▶ **Exercise goal**
Write out, precisely and in full, each line of the material.

···

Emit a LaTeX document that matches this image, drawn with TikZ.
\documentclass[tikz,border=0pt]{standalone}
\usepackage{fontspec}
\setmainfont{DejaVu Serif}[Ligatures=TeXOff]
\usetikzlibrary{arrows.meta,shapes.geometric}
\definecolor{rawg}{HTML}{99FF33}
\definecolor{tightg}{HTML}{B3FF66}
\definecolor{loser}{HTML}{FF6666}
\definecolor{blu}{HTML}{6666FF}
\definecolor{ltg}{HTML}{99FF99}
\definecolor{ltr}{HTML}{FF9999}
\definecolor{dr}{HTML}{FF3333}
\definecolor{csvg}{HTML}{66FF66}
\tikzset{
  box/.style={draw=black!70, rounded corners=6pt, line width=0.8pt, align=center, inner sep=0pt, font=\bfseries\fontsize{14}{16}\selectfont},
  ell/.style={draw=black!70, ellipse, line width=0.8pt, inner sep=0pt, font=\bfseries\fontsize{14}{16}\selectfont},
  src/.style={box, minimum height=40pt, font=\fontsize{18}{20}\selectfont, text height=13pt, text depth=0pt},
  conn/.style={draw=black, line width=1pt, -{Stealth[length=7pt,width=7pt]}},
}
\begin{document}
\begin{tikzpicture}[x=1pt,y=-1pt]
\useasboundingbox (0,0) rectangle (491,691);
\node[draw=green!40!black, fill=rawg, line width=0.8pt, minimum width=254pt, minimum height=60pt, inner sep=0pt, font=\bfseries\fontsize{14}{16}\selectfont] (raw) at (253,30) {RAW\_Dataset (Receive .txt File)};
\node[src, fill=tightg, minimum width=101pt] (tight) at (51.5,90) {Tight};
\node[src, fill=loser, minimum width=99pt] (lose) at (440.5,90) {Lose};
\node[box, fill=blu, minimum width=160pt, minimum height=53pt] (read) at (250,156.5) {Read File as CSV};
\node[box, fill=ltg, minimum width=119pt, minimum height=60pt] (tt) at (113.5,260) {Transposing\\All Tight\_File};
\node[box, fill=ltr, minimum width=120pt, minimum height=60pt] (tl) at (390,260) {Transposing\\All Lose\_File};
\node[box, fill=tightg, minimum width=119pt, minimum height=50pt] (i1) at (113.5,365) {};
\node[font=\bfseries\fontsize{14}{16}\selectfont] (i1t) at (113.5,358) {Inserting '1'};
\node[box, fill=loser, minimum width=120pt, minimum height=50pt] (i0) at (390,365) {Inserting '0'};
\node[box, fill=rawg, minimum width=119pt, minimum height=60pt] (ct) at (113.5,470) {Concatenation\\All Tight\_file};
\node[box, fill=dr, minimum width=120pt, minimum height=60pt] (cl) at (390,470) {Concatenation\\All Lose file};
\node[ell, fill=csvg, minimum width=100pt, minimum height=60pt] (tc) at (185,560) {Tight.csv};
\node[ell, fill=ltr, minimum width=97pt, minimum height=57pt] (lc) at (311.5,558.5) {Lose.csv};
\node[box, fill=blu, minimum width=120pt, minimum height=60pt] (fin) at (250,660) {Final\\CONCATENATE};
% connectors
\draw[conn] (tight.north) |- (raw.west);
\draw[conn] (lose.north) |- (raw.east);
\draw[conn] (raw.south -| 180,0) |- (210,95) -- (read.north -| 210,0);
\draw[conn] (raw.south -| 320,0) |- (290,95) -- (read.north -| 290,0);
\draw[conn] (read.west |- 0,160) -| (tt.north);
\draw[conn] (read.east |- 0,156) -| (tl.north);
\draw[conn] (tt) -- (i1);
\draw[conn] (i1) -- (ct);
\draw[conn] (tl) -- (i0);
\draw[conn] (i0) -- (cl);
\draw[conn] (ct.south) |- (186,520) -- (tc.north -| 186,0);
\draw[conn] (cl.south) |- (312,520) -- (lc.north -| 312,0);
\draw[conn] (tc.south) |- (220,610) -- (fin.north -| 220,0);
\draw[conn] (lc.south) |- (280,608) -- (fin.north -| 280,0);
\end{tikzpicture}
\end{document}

···

▶ **Full response**
Emit a LaTeX document that matches this image, drawn with TikZ.
\documentclass[tikz,border=0pt]{standalone}
\usepackage{fontspec}
\setmainfont{DejaVu Serif}[Ligatures=TeXOff]
\usetikzlibrary{arrows.meta,shapes.geometric}
\definecolor{rawg}{HTML}{99FF33}
\definecolor{tightg}{HTML}{B3FF66}
\definecolor{loser}{HTML}{FF6666}
\definecolor{blu}{HTML}{6666FF}
\definecolor{ltg}{HTML}{99FF99}
\definecolor{ltr}{HTML}{FF9999}
\definecolor{dr}{HTML}{FF3333}
\definecolor{csvg}{HTML}{66FF66}
\tikzset{
  box/.style={draw=black!70, rounded corners=6pt, line width=0.8pt, align=center, inner sep=0pt, font=\bfseries\fontsize{14}{16}\selectfont},
  ell/.style={draw=black!70, ellipse, line width=0.8pt, inner sep=0pt, font=\bfseries\fontsize{14}{16}\selectfont},
  src/.style={box, minimum height=40pt, font=\fontsize{18}{20}\selectfont, text height=13pt, text depth=0pt},
  conn/.style={draw=black, line width=1pt, -{Stealth[length=7pt,width=7pt]}},
}
\begin{document}
\begin{tikzpicture}[x=1pt,y=-1pt]
\useasboundingbox (0,0) rectangle (491,691);
\node[draw=green!40!black, fill=rawg, line width=0.8pt, minimum width=254pt, minimum height=60pt, inner sep=0pt, font=\bfseries\fontsize{14}{16}\selectfont] (raw) at (253,30) {RAW\_Dataset (Receive .txt File)};
\node[src, fill=tightg, minimum width=101pt] (tight) at (51.5,90) {Tight};
\node[src, fill=loser, minimum width=99pt] (lose) at (440.5,90) {Lose};
\node[box, fill=blu, minimum width=160pt, minimum height=53pt] (read) at (250,156.5) {Read File as CSV};
\node[box, fill=ltg, minimum width=119pt, minimum height=60pt] (tt) at (113.5,260) {Transposing\\All Tight\_File};
\node[box, fill=ltr, minimum width=120pt, minimum height=60pt] (tl) at (390,260) {Transposing\\All Lose\_File};
\node[box, fill=tightg, minimum width=119pt, minimum height=50pt] (i1) at (113.5,365) {};
\node[font=\bfseries\fontsize{14}{16}\selectfont] (i1t) at (113.5,358) {Inserting '1'};
\node[box, fill=loser, minimum width=120pt, minimum height=50pt] (i0) at (390,365) {Inserting '0'};
\node[box, fill=rawg, minimum width=119pt, minimum height=60pt] (ct) at (113.5,470) {Concatenation\\All Tight\_file};
\node[box, fill=dr, minimum width=120pt, minimum height=60pt] (cl) at (390,470) {Concatenation\\All Lose file};
\node[ell, fill=csvg, minimum width=100pt, minimum height=60pt] (tc) at (185,560) {Tight.csv};
\node[ell, fill=ltr, minimum width=97pt, minimum height=57pt] (lc) at (311.5,558.5) {Lose.csv};
\node[box, fill=blu, minimum width=120pt, minimum height=60pt] (fin) at (250,660) {Final\\CONCATENATE};
% connectors
\draw[conn] (tight.north) |- (raw.west);
\draw[conn] (lose.north) |- (raw.east);
\draw[conn] (raw.south -| 180,0) |- (210,95) -- (read.north -| 210,0);
\draw[conn] (raw.south -| 320,0) |- (290,95) -- (read.north -| 290,0);
\draw[conn] (read.west |- 0,160) -| (tt.north);
\draw[conn] (read.east |- 0,156) -| (tl.north);
\draw[conn] (tt) -- (i1);
\draw[conn] (i1) -- (ct);
\draw[conn] (tl) -- (i0);
\draw[conn] (i0) -- (cl);
\draw[conn] (ct.south) |- (186,520) -- (tc.north -| 186,0);
\draw[conn] (cl.south) |- (312,520) -- (lc.north -| 312,0);
\draw[conn] (tc.south) |- (220,610) -- (fin.north -| 220,0);
\draw[conn] (lc.south) |- (280,608) -- (fin.north -| 280,0);
\end{tikzpicture}
\end{document}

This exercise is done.